Material provided:
** Begin **
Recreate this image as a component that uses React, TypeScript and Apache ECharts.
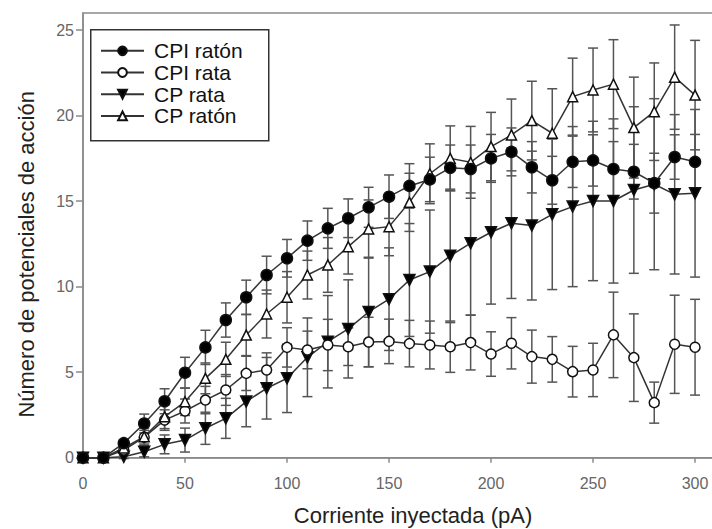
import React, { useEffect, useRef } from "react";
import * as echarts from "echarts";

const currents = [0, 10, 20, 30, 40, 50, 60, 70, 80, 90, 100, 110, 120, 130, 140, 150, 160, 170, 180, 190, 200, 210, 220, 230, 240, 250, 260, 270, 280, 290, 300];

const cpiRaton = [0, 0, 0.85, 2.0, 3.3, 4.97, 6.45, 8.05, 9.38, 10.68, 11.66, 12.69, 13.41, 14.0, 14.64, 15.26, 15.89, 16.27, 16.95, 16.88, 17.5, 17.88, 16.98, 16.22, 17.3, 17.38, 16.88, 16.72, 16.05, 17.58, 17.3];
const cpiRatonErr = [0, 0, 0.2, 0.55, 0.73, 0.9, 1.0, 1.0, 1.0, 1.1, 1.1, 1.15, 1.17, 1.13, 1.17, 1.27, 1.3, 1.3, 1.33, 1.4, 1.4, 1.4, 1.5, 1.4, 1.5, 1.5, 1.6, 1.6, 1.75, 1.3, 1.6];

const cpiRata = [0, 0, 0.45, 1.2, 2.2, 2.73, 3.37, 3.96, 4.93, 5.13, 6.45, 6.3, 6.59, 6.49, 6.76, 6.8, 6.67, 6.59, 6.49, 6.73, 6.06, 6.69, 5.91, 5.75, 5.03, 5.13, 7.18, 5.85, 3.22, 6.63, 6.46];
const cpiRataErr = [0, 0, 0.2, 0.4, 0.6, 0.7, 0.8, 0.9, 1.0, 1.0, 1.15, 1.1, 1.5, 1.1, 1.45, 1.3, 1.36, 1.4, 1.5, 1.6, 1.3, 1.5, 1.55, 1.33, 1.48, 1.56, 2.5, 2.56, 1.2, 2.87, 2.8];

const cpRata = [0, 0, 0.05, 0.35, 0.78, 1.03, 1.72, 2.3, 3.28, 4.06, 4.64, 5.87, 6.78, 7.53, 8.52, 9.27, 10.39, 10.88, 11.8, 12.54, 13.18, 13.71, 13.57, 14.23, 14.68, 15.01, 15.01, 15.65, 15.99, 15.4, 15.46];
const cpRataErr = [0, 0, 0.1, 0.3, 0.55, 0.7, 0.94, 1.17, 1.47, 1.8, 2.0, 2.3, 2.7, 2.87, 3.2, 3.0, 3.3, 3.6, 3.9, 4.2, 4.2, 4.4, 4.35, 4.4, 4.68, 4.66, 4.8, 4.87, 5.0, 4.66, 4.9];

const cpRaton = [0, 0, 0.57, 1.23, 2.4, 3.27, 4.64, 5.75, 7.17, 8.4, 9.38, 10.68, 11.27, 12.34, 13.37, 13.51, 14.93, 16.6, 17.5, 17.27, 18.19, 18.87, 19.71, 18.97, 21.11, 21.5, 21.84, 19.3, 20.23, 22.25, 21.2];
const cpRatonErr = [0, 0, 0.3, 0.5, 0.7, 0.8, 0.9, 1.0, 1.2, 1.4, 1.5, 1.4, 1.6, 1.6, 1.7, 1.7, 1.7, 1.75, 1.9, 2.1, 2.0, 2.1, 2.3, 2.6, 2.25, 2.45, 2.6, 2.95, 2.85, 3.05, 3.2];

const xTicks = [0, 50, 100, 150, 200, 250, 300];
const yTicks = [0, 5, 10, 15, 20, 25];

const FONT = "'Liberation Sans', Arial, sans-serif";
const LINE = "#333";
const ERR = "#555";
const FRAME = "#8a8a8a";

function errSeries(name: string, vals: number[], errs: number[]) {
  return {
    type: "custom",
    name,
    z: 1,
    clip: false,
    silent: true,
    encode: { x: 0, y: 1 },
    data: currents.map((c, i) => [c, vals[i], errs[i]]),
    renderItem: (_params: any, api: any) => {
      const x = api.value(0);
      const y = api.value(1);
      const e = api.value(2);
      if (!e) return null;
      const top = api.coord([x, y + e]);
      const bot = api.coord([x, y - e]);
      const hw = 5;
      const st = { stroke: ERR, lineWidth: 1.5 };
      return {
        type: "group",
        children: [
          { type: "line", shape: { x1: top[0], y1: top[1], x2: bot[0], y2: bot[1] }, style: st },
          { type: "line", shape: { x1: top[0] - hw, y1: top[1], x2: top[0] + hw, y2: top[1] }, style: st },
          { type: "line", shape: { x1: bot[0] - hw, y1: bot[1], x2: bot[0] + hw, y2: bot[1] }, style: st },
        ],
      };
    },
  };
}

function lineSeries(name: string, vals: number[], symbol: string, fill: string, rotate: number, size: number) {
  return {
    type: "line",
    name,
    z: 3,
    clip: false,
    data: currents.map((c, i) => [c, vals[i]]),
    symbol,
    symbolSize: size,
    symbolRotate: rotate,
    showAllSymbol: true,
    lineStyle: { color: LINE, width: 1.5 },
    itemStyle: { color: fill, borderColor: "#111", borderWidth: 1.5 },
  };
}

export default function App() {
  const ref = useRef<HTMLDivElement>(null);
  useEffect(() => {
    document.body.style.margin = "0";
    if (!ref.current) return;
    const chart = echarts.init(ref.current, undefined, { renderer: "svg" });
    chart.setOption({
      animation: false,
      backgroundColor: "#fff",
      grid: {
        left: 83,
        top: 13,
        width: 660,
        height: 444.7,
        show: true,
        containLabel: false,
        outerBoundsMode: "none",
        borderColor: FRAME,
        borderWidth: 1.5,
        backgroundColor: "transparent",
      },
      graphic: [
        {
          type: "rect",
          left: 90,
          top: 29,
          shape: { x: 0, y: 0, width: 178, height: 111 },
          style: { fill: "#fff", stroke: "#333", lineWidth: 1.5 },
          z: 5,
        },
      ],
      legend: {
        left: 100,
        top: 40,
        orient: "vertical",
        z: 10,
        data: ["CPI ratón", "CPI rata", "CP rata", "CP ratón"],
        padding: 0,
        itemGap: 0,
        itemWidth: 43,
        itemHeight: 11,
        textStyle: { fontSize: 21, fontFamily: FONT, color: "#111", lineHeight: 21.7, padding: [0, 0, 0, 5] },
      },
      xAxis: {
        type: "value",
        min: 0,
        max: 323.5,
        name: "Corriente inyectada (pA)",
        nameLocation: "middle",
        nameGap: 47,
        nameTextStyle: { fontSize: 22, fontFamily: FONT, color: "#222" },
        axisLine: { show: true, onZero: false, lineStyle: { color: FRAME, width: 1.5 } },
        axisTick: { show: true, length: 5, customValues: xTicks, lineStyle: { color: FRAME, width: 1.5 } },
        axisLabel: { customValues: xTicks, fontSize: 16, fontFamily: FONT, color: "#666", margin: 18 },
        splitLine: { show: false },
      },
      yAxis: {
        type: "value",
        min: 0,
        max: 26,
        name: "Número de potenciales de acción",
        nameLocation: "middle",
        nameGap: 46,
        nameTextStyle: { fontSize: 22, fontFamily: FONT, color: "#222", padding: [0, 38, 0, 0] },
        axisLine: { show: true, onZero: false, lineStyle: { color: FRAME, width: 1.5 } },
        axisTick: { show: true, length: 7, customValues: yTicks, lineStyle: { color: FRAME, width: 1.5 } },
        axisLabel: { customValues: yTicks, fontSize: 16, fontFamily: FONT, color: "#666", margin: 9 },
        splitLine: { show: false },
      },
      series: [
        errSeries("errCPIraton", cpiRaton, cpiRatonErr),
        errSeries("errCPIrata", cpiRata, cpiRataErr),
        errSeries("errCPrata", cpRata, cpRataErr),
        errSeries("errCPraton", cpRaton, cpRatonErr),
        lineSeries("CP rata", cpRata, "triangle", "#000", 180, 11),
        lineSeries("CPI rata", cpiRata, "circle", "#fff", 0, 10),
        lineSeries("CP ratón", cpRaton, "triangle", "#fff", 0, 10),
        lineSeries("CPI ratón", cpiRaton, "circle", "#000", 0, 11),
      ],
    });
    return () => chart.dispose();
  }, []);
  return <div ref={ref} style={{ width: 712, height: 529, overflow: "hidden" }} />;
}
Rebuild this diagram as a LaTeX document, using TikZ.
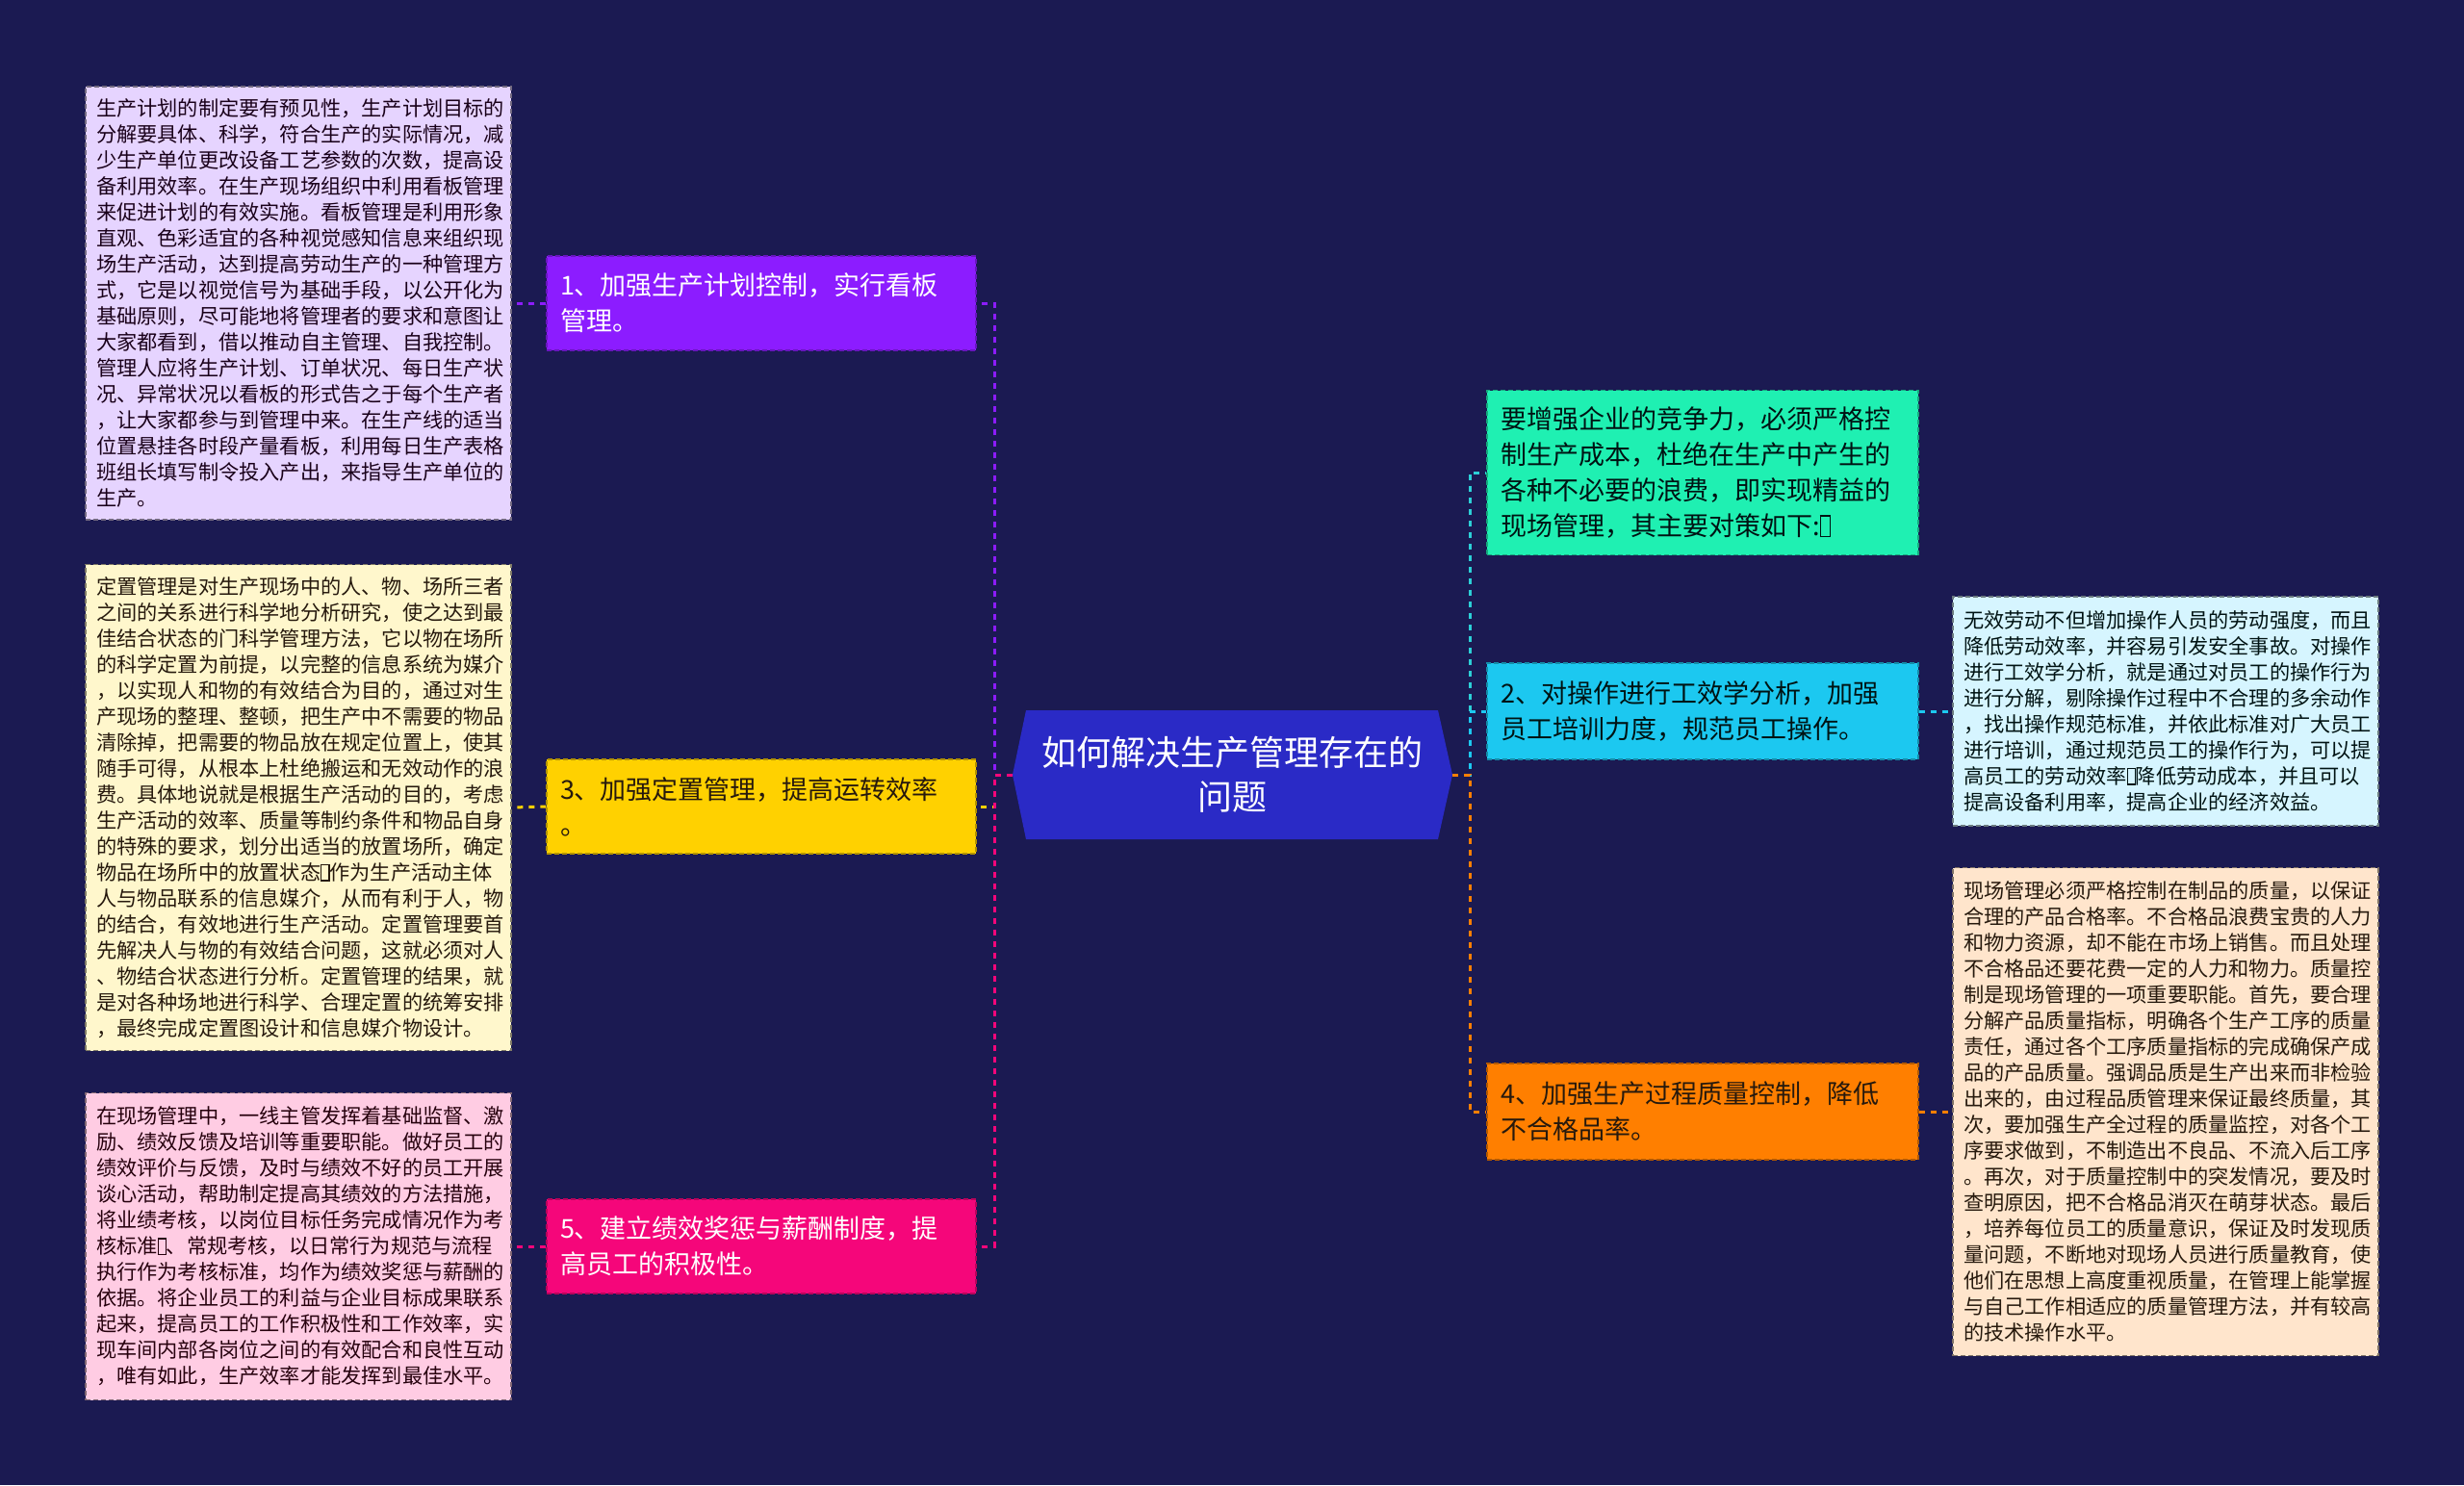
** End **
Exercise details: Copy exactly the lines from the first line of the records above through the line with "1.75, 1.3, 1.6];", both included, and nothing else. Pictures stay out.

Answer for the task:
Recreate this image as a component that uses React, TypeScript and Apache ECharts.
import React, { useEffect, useRef } from "react";
import * as echarts from "echarts";

const currents = [0, 10, 20, 30, 40, 50, 60, 70, 80, 90, 100, 110, 120, 130, 140, 150, 160, 170, 180, 190, 200, 210, 220, 230, 240, 250, 260, 270, 280, 290, 300];

const cpiRaton = [0, 0, 0.85, 2.0, 3.3, 4.97, 6.45, 8.05, 9.38, 10.68, 11.66, 12.69, 13.41, 14.0, 14.64, 15.26, 15.89, 16.27, 16.95, 16.88, 17.5, 17.88, 16.98, 16.22, 17.3, 17.38, 16.88, 16.72, 16.05, 17.58, 17.3];
const cpiRatonErr = [0, 0, 0.2, 0.55, 0.73, 0.9, 1.0, 1.0, 1.0, 1.1, 1.1, 1.15, 1.17, 1.13, 1.17, 1.27, 1.3, 1.3, 1.33, 1.4, 1.4, 1.4, 1.5, 1.4, 1.5, 1.5, 1.6, 1.6, 1.75, 1.3, 1.6];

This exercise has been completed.